5.Confidential Information. As further outlined in the PMA, Downing acknowledges that employment with Lindsay necessarily involved exposure to, familiarity with, and the opportunity to learn highly sensitive, confidential and proprietary information of Lindsay (collectively the “Confidential Information”). Downing agrees that the Confidential Information was entrusted to Downing solely for use in Downing’s capacity as an employee of Lindsay. Downing will treat all matters relating to Lindsay’s business as Confidential Information and agrees not to use, give or divulge such Confidential Information to any third party. Downing expressly acknowledges and reaffirms that he shall remain bound by the terms of the PMA following his termination of employment as set forth therein.

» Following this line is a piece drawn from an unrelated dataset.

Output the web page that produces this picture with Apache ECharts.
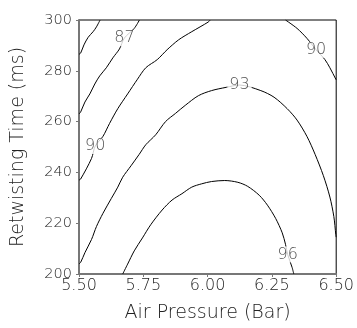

6.Nondisparagement. Downing agrees not to make disparaging, critical or otherwise detrimental comments to any person or entity concerning any of the Released Parties; the products, services or programs provided or to be provided by any of the Released Parties; the business affairs or the financial condition of any of the Released Parties; or the circumstances surrounding Downing’s employment and/or separation of employment from Lindsay. Lindsay agrees to advise its senior management team that they are prohibited from making disparaging, critical or otherwise detrimental comments to any person or entity concerning Downing.
7.Interest. Downing represents and warrants that Downing has the sole right and exclusive authority to execute this Agreement, and that Downing has not sold, assigned, transferred, conveyed, or otherwise previously disposed of any claim or demand relating to any matter covered by this Agreement. Downing acknowledges that, as of the date of this Agreement, Downing has not initiated any administrative or legal proceeding of any kind against any of the Released Parties.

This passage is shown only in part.